Minor nit: everything you've added below here is just a duplication of how we handle the D-Forms above. Why not just unify the two - after all, the approach is identical:

  • Identify the upper and lower opcodes
  • Change the opcode of the instruction accordingly
3089 ↗(On Diff #117459)

I agree with Hal here. Please leave this in, the fact that there is no observable change in behaviour may be just luck for some of the patterns (i.e. if Complexity and CodeSize are equal).
Plus this makes it very nice and clear when looking at the code that we mean to use these on P7 and P8 targets.

jtony updated this revision to Diff 118834.EditedOct 12 2017, 1:38 PM
jtony marked 5 inline comments as done.

Address comments from Nemanja.
(1) Abstract the common part code for handling D-Form and X-Form LD/ST heuristic into a function.
(2) Fix missing predicate guards (HasP8Vector, AddedComplexity=400) problem.

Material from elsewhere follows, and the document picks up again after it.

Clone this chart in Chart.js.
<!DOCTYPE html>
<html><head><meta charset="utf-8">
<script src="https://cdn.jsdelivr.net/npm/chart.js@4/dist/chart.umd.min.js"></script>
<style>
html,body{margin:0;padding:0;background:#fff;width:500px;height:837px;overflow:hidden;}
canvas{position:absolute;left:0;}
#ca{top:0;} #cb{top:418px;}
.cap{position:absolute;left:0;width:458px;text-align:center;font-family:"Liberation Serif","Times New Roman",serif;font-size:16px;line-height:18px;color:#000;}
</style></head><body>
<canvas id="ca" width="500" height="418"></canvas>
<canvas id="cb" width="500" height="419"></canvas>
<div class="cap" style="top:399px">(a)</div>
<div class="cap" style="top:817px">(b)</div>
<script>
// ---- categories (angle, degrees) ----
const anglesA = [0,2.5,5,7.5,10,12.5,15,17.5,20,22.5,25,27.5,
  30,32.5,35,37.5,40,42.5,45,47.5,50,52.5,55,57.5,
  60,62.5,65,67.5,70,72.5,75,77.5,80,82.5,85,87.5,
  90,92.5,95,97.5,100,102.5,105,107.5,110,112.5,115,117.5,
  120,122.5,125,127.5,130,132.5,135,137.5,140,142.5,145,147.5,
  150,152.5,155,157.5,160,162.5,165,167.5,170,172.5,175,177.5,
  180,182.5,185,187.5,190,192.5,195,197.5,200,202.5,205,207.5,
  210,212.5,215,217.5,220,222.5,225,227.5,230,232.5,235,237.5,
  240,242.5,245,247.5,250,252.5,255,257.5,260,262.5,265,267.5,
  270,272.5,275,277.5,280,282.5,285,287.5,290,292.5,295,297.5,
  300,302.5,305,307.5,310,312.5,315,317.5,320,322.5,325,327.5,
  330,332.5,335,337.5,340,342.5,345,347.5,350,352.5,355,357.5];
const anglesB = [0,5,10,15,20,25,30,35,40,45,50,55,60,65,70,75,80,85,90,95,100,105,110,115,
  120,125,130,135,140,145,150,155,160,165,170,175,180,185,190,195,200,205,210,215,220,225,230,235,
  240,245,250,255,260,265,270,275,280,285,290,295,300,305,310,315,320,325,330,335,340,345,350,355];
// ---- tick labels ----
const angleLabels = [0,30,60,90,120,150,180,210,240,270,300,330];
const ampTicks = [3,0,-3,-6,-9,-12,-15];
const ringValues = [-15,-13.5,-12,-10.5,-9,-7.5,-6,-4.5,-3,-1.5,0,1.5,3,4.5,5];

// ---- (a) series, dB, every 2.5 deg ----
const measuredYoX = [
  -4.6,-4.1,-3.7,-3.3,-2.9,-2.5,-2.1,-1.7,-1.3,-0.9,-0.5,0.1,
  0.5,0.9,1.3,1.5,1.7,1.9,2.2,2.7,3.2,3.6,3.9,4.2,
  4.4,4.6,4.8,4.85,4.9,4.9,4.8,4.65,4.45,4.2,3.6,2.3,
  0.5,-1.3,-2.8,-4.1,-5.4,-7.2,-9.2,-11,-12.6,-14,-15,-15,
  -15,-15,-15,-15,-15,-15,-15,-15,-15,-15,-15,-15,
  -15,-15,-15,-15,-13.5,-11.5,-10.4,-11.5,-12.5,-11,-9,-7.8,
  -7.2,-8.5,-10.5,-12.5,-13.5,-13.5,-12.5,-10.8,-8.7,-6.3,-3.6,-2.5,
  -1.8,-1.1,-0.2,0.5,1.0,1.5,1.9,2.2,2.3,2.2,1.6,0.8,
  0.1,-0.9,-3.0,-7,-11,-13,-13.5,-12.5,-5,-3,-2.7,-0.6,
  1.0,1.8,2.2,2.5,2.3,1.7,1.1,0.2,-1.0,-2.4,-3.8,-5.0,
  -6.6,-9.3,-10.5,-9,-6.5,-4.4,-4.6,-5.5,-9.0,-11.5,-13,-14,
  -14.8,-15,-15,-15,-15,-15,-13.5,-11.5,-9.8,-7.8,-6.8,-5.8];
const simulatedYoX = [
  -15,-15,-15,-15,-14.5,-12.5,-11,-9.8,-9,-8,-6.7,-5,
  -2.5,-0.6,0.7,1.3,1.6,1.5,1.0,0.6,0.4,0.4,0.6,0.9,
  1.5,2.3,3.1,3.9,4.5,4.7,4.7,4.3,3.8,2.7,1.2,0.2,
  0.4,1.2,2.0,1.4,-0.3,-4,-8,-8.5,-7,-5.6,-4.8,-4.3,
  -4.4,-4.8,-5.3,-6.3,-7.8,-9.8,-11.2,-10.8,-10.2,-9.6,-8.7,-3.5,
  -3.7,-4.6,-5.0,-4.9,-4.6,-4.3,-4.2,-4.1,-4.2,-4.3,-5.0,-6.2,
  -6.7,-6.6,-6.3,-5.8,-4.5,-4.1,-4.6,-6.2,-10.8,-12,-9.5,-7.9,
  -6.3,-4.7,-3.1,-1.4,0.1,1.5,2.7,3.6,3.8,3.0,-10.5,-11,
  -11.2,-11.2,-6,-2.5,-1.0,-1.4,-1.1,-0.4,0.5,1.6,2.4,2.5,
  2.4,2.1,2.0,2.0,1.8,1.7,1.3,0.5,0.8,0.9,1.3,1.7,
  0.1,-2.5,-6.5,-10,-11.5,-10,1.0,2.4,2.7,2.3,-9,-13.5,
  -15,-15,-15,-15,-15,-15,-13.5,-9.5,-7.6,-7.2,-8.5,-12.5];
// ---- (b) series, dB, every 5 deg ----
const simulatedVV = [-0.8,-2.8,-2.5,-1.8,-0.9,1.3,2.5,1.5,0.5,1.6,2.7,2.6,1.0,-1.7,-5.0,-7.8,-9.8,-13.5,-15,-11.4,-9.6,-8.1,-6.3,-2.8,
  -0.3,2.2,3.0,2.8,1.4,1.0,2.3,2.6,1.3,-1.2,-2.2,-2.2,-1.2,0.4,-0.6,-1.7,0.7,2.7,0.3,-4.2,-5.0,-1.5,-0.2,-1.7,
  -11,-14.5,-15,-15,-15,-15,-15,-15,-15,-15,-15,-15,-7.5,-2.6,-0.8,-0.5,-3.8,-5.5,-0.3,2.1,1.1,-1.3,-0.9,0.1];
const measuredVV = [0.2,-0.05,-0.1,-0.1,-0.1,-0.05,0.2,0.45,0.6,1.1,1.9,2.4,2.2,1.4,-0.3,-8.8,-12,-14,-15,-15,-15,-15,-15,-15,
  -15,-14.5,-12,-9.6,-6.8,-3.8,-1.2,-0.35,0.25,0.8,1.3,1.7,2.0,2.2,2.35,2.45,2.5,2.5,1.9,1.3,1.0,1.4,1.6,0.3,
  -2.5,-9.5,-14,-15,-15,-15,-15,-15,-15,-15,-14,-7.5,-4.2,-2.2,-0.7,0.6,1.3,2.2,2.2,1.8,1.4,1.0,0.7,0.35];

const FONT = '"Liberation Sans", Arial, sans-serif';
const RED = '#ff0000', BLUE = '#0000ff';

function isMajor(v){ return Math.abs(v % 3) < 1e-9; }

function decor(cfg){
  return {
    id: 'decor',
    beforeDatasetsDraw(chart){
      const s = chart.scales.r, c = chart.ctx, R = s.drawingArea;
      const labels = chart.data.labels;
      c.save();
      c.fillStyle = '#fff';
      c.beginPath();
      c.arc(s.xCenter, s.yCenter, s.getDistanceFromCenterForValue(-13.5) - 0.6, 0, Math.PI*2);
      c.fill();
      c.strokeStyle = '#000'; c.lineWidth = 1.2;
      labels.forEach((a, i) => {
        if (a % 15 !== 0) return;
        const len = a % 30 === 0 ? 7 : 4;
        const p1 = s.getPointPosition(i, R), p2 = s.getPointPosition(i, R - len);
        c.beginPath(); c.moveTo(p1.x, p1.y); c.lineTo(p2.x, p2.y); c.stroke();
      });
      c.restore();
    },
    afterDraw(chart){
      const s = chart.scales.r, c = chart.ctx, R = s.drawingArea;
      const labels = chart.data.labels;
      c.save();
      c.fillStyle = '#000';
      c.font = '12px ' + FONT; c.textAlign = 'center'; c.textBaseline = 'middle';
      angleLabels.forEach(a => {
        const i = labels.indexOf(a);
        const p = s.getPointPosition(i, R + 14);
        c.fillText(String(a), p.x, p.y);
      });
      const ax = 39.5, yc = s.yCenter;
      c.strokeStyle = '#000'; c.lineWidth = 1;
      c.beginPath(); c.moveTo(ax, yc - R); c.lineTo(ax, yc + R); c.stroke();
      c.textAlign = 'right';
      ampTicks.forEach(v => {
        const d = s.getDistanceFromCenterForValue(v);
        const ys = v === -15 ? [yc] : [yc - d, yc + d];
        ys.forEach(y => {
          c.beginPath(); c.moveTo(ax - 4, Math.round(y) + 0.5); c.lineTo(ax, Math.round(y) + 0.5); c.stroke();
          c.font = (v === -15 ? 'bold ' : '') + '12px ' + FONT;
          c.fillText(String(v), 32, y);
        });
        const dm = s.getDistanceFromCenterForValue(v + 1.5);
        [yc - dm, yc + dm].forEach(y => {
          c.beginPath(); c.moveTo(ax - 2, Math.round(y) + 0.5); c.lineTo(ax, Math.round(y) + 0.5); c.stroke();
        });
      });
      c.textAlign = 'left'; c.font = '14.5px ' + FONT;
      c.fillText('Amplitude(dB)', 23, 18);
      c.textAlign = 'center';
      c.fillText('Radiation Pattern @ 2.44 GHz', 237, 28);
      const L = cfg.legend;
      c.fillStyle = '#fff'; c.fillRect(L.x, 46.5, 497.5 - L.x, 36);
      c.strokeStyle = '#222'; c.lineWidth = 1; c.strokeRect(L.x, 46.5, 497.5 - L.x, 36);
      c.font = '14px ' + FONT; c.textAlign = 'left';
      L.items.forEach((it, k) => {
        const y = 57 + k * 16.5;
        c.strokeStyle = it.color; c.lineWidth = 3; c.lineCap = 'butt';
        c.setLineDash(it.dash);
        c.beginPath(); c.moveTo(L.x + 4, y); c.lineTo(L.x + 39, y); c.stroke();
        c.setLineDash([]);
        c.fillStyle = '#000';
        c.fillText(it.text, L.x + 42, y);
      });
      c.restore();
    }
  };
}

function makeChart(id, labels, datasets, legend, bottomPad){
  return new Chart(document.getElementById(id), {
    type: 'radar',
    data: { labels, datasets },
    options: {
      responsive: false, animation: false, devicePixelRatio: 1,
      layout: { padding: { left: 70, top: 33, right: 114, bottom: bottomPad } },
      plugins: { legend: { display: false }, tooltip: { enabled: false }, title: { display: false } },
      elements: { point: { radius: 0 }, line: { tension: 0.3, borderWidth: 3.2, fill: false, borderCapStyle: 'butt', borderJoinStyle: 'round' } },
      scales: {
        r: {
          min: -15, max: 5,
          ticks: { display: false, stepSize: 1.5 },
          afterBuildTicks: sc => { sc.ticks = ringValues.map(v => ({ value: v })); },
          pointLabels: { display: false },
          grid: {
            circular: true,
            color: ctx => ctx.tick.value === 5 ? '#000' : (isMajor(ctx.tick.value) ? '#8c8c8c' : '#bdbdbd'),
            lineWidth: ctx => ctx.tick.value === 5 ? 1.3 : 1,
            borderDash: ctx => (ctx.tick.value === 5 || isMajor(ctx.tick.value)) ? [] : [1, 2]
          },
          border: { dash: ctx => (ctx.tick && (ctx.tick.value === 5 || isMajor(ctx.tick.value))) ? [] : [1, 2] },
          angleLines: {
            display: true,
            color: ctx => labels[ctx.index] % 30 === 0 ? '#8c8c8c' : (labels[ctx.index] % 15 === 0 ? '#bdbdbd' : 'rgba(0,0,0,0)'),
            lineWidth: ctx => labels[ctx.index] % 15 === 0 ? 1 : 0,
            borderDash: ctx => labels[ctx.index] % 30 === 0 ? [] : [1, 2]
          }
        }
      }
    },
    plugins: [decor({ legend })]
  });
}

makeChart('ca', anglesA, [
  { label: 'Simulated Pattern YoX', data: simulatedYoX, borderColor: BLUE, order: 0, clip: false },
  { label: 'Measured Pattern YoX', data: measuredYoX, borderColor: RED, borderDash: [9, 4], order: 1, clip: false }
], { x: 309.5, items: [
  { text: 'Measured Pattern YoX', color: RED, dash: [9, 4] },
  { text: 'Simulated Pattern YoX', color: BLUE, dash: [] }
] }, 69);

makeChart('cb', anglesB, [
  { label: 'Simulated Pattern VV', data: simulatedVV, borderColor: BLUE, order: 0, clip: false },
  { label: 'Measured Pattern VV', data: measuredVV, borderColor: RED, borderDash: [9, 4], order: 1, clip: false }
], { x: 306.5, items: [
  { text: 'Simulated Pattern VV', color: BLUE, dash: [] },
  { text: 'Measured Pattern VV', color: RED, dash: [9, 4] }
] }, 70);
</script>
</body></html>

jtony added inline comments.Oct 12 2017, 1:42 PM
3511 ↗(On Diff #117459)

This has been fixed by the new patch. It is caused by not guarding the new Pseudo instructions with proper predicates: HasP8Vector and AddedComplexity=400.

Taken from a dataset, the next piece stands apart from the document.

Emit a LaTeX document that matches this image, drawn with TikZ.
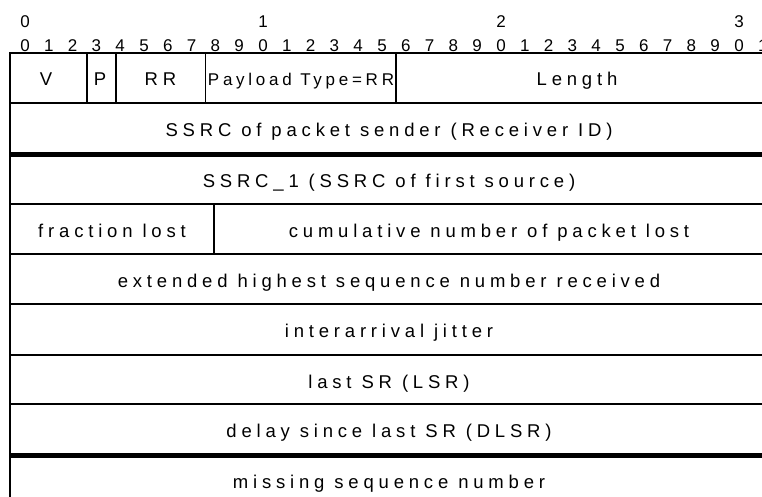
\documentclass[tikz,border=0pt]{standalone}
\usepackage{fontspec}
\setmainfont{Liberation Sans}
\newfontfamily\lsfont[LetterSpace=26]{Liberation Sans}
\newfontfamily\ptfont[LetterSpace=22]{Liberation Sans}
\begin{document}
\begin{tikzpicture}[x=1pt,y=-1pt,
  rule/.style={line width=1.8pt},
  heavyrule/.style={line width=5pt},
  lbl/.style={anchor=base, inner sep=0pt, font=\fontsize{18.5}{21}\lsfont},
  ptlbl/.style={anchor=base, inner sep=0pt, font=\fontsize{17}{20}\ptfont},
  digit/.style={anchor=base, inner sep=0pt, font=\fontsize{17}{20}\selectfont}]
\useasboundingbox (0,0) rectangle (762,497);
\clip (0,0) rectangle (762,497);
\fill[white] (0,0) rectangle (762,497);
% bit numbers
\foreach \k in {0,...,31}{
  \pgfmathtruncatemacro{\d}{mod(\k,10)}
  \node[digit] (d\k) at ({25+23.8*\k},51.5) {\d};
}
\node[digit] (t0) at (25,28) {0};
\node[digit] (t1) at ({25+23.8*10},28) {1};
\node[digit] (t2) at ({25+23.8*20},28) {2};
\node[digit] (t3) at ({25+23.8*30},28) {3};
% frame
\draw[rule] (10,53) -- (790,53);
\draw[rule] (10,52.1) -- (10,510);
\foreach \y in {103,204,254,304,355,404}{
  \draw[rule] (10,\y) -- (790,\y);
}
\draw[heavyrule] (10,154.5) -- (790,154.5);
\draw[heavyrule] (10,455.5) -- (790,455.5);
% field separators
\draw[rule] (87,53) -- (87,103);
\draw[rule] (116,53) -- (116,103);
\draw[rule] (205.5,53) -- (205.5,103);
\draw[rule] (396,53) -- (396,103);
\draw[rule] (214,204) -- (214,254);
% labels
\node[lbl] (v) at (46,86) {V};
\node[lbl] (p) at (100,86) {P};
\node[lbl] (rr) at (160.5,86) {RR};
\node[ptlbl] (pt) at (301,86) {Payload Type=RR};
\node[lbl] (len) at (577,86) {Length};
\node[lbl] (ssrc) at (389,137) {SSRC of packet sender (Receiver ID)};
\node[lbl] (ssrc1) at (389,187.5) {SSRC\_1 (SSRC of first source)};
\node[lbl] (frac) at (112,237) {fraction lost};
\node[lbl] (cum) at (489,237) {cumulative number of packet lost};
\node[lbl] (ext) at (389,287.5) {extended highest sequence number received};
\node[lbl] (jit) at (389,337.5) {interarrival jitter};
\node[lbl] (lsr) at (389,388) {last SR (LSR)};
\node[lbl] (dlsr) at (389,437) {delay since last SR (DLSR)};
\node[lbl] (miss) at (389,488) {missing sequence number};
\end{tikzpicture}
\end{document}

jtony marked an inline comment as done.Oct 12 2017, 1:42 PM
nemanjai requested changes to this revision.Oct 17 2017, 5:55 AM

Please add test cases for the following:

  • An actual use of the VSX instructions (i.e. where the register pressure is high enough that an upper VSX register will be allocated - you should be able to accomplish this with inline asm clobbers lists in a small test case)
  • A Power9 test case where we will use an X-Form version (i.e. the offset is large enough not to fit in a displacement field)
1992 ↗(On Diff #118834)

Redundant line.

1993 ↗(On Diff #118834)

The name is a bit too vague. Perhaps something like expandVSXMemInstr(), to indicate that it does the actual expansion (i.e. changes the opcode of the MI) as well as that it handles VSX memory operation instructions.

2864 ↗(On Diff #118834)

I really don't think it is a particularly good idea to separate this out here. I'd keep it next to where the definitions of the actual instructions are. This will ensure that you define these in the right scope with all the properties set and will avoid having to figure out what the correct set of let expressions is. For example, as you've defined them here, the mayLoad/mayStore flags won't be set correctly here. These flags are used in various post-ISEL passes to check for side-effects, so it is important to set them correctly.

This revision now requires changes to proceed.Oct 17 2017, 5:55 AM
jtony updated this revision to Diff 120443.Oct 26 2017, 10:06 AM
jtony edited edge metadata.
jtony marked 3 inline comments as done.

Address the comments from Nemanja.

nemanjai accepted this revision.Nov 1 2017, 9:20 AM

The remaining comments I have are minor nits. Please feel free to fix them on the commit. Otherwise, LGTM.

134 ↗(On Diff #120443)

Style nits (of course, this applies not only here but everywhere below as well):

  1. No braces when the let expression applies to a single def
  2. Just enclose the new def into a block if the same let expression applies to both (i.e. let CodeSize = 3 applies to both LXSDX and XFLOADf64 here. Just enclose the two into a block like you enclosed them into the mayLoad/mayStore block.
  3. I find it surprising that we need let isPseudo = 1 on definitions that use Pseudo<>. Are you sure that's needed? Isn't it part of the class definition for Pseudo<>?
12 ↗(On Diff #120443)

So we don't get this on Power9?

This revision is now accepted and ready to land.Nov 1 2017, 9:20 AM
nemanjai added inline comments.Nov 1 2017, 12:58 PM
12 ↗(On Diff #120443)

Looks like part of my comment disappeared. What I meant to add here is to ask you to please add checks for the code before and after the inline asm for both Power8 and Power9.

This revision was automatically updated to reflect the committed changes.
jtony marked 3 inline comments as done.